IIRC, this is always the right answer for Vitelity. Last year we went around and around about something they were doing and it seems to me that they could do almost everything to a different port, but a bunch of stuff ended up being bound irrevocably to 5060, so stuff would work most of the time. As such, the recommendation was to turn on the firewall, block everything that wasn’t Vitelity, and just do the stupid thing. Yes, not using 5060 is best practice. You’re using Vitelity, so that’s not really an option. :smile:

As has been pointed out, the System Firewall (which is different than the Responsive firewall for your "non-local’ phones), the System Firewall is now smart enough to know which hosts you are using for trunks and should open those for you. I personally don’t let the system do it - I always fat-finger the IP addresses for my providers even though I don’t have to anymore.

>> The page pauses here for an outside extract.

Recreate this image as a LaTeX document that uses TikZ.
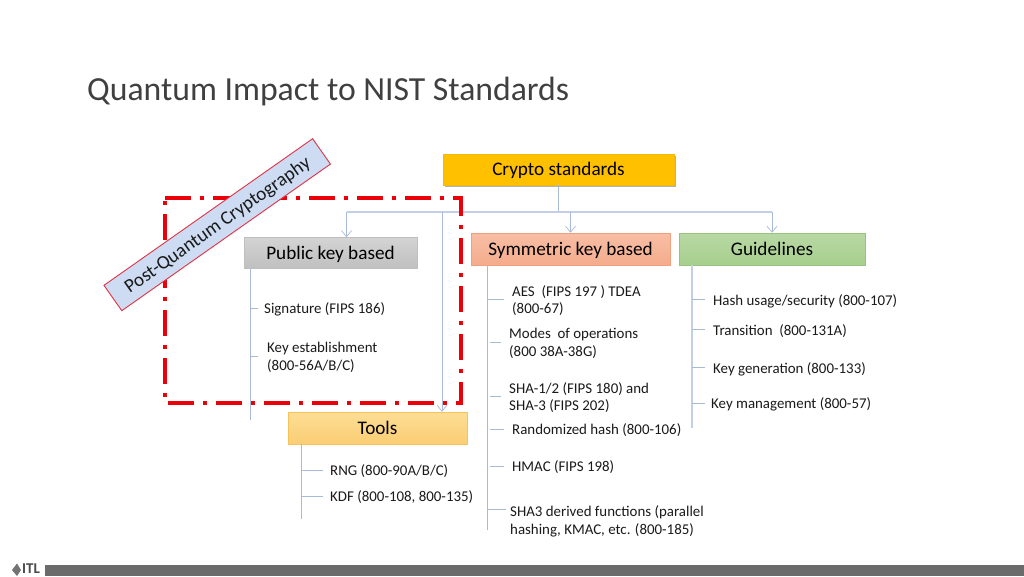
\documentclass[tikz,border=0pt]{standalone}
\usepackage{fontspec}
\setmainfont{Carlito}
\usetikzlibrary{arrows.meta,shadows}
\definecolor{linkblue}{HTML}{A9B9D8}
\definecolor{linklight}{HTML}{C3CFE8}
\definecolor{titlegray}{HTML}{404040}
\definecolor{labelink}{HTML}{1A1A1A}
\tikzset{
  hdr/.style={line width=.5pt,inner sep=0pt,text=black,text height=14pt,text depth=2pt,font=\fontsize{19.2}{23}\selectfont},
  lbl/.style={anchor=west,inner sep=0pt,yshift=-1.5pt,align=left,text=labelink,font=\fontsize{14.9}{17.8}\selectfont},
  trunk/.style={draw=linkblue,line width=1pt},
  tick/.style={draw=linkblue,line width=.8pt},
  feed/.style={draw=linklight,line width=1.5pt},
  arrowed/.style={draw=linkblue,line width=.8pt,-{Straight Barb[length=6pt,width=10pt,line width=.7pt]}},
  pqc/.style={draw={rgb,255:red,235;green,0;blue,10},line width=3.6pt,dash pattern=on 26pt off 9pt on 4pt off 9pt},
}
\begin{document}
\begin{tikzpicture}[x=1pt,y=-1pt]
\useasboundingbox (0,0) rectangle (1024,576);
\fill[white] (0,0) rectangle (1024,576);
% title
\node[anchor=west,inner sep=0pt,text=titlegray,font=\fontsize{33.7}{40}\selectfont] (title) at (87,92) {Quantum Impact to NIST Standards};
\coordinate (hub) at (558.5,212);
% header boxes
\node[hdr,draw={rgb,255:red,245;green,185;blue,10},fill={rgb,255:red,255;green,192;blue,0},minimum width=231pt,minimum height=31pt,drop shadow={shadow xshift=1.5pt,shadow yshift=-2pt,opacity=.6}] (crypto) at (558.5,169.5) {Crypto standards};
\node[hdr,draw=black!25,top color=black!17,bottom color=black!25,minimum width=173pt,minimum height=31pt] (public) at (330.5,253) {Public key based};
\node[hdr,top color={rgb,255:red,248;green,190;blue,165},bottom color={rgb,255:red,244;green,172;blue,140},draw={rgb,255:red,240;green,160;blue,125},minimum width=199pt,minimum height=32pt] (sym) at (570.5,249) {Symmetric key based};
\node[hdr,top color={rgb,255:red,185;green,216;blue,165},bottom color={rgb,255:red,166;green,207;blue,140},draw={rgb,255:red,150;green,195;blue,125},minimum width=186pt,minimum height=32pt] (guide) at (772,249) {Guidelines};
\node[hdr,top color={rgb,255:red,253;green,222;blue,150},bottom color={rgb,255:red,250;green,205;blue,115},draw={rgb,255:red,245;green,195;blue,90},minimum width=179pt,minimum height=32pt] (tools) at (377.5,428) {Tools};
% labels
\node[lbl] (sig) at (264,308) {Signature (FIPS 186)};
\node[lbl] (kest) at (267,356) {Key establishment\\(800-56A/B/C)};
\node[lbl] (aes) at (512,299) {AES\ \ (FIPS 197 ) TDEA\\(800-67)};
\node[lbl] (modes) at (509,342) {Modes\ \ of operations\\(800 38A-38G)};
\node[lbl] (sha) at (509,396) {SHA-1/2 (FIPS 180) and\\SHA-3 (FIPS 202)};
\node[lbl] (rand) at (512,429) {Randomized hash (800-106)};
\node[lbl] (hmac) at (512,466) {HMAC (FIPS 198)};
\node[lbl] (sha3d) at (510,520) {SHA3 derived functions (parallel\\hashing, KMAC, etc. (800-185)};
\node[lbl] (hash) at (713,299.5) {Hash usage/security (800-107)};
\node[lbl] (trans) at (713,329.5) {Transition\ \ (800-131A)};
\node[lbl] (kgen) at (713,367.5) {Key generation (800-133)};
\node[lbl] (kman) at (711,403) {Key management (800-57)};
\node[lbl] (rng) at (330,470) {RNG (800-90A/B/C)};
\node[lbl] (kdf) at (330,496) {KDF (800-108, 800-135)};
% free ends
\coordinate (pubend) at (250.5,420);
\coordinate (symend) at (487.5,530);
\coordinate (guiend) at (692,428);
\coordinate (toolend) at (301.5,519);
% hierarchy feeds
\draw[trunk] (crypto.south) -- (hub);
\draw[feed] ([xshift=16pt]public.north |- hub) -- (guide.north |- hub);
\draw[arrowed] ([xshift=16pt]public.north |- hub) -- ([xshift=16pt]public.north);
\draw[arrowed] (sym.north |- hub) -- (sym.north);
\draw[arrowed] (guide.north |- hub) -- (guide.north);
\draw[arrowed] ([xshift=64.5pt]tools.north |- hub) -- ([xshift=64.5pt]tools.north);
% trunks
\draw[trunk] (pubend |- public.south) -- (pubend);
\draw[trunk] (symend |- sym.south) -- (symend);
\draw[trunk,draw=linklight,line width=2pt] (guiend |- guide.south) -- (guiend);
\draw[trunk] (toolend |- tools.south) -- (toolend);
% ticks
\draw[tick] (pubend |- sig.west) ++(0,-1.5) -- ++(7,0);
\draw[tick] (pubend |- kest.west) ++(0,-1.5) -- ++(7,0);
\draw[tick] (symend |- aes.west) ++(0,-1.5) -- ++(16,0);
\draw[tick] (symend |- modes.west) ++(2.5,-1.5) -- ++(11,0);
\draw[tick] (symend |- sha.west) ++(2.5,-1.5) -- ++(11,0);
\draw[tick] (symend |- rand.west) ++(2.5,-1.5) -- ++(14,0);
\draw[tick] (symend |- hmac.west) ++(2.5,-1.5) -- ++(14,0);
\draw[tick] (symend |- sha3d.west) ++(0,-12.5) -- ++(18,0);
\draw[tick] (guiend |- hash.west) ++(0,-1.5) -- ++(13,0);
\draw[tick] (guiend |- trans.west) ++(0,-1.5) -- ++(13,0);
\draw[tick] (guiend |- kgen.west) ++(0,-1.5) -- ++(13,0);
\draw[tick] (guiend |- kman.west) ++(0,-1.5) -- ++(13,0);
\draw[tick] (toolend |- rng.west) ++(0,-1.5) -- ++(21,0);
\draw[tick] (toolend |- kdf.west) ++(0,-1.5) -- ++(21,0);
% red frame
\draw[pqc] (165,198) -- (461,198) -- (461,403) -- (165,403) -- cycle;
% banner
\node[draw={rgb,255:red,225;green,50;blue,70},line width=.9pt,fill={rgb,255:red,205;green,220;blue,242},rotate=35.1,minimum width=255pt,minimum height=31pt,inner sep=0pt,text height=15pt,text depth=2.5pt,text=labelink,font=\fontsize{19.2}{23}\selectfont] (banner) at (217.2,224.7) {Post-Quantum Cryptography};
% footer
\fill[black!58] (45,565) rectangle (1024,576);
\fill[black!55] (12,570) -- (17,563.5) -- (21,570) -- (17,576) -- cycle;
\node[anchor=west,inner sep=0pt,text=black!70,font=\bfseries\fontsize{15}{15}\selectfont] (itl) at (22,569) {ITL};
\end{tikzpicture}
\end{document}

We (as a community) have already beaten this particular goblin pretty much to death. You aren’t doing anything really new or exciting. The system, when configured correctly, should “just work” even though you are using Vitelity. :wink:

Remember - the System Firewall is good. The Responsive Firewall is different, and is your friend if you have external (to your network) phones. You can disable Responsive Firewall entirely if you don’t have people trying to connect from coffee houses and similar dens of inequity…

Thank you guys. I am going to put everything back to 5060 and let the firewall run and do its thing.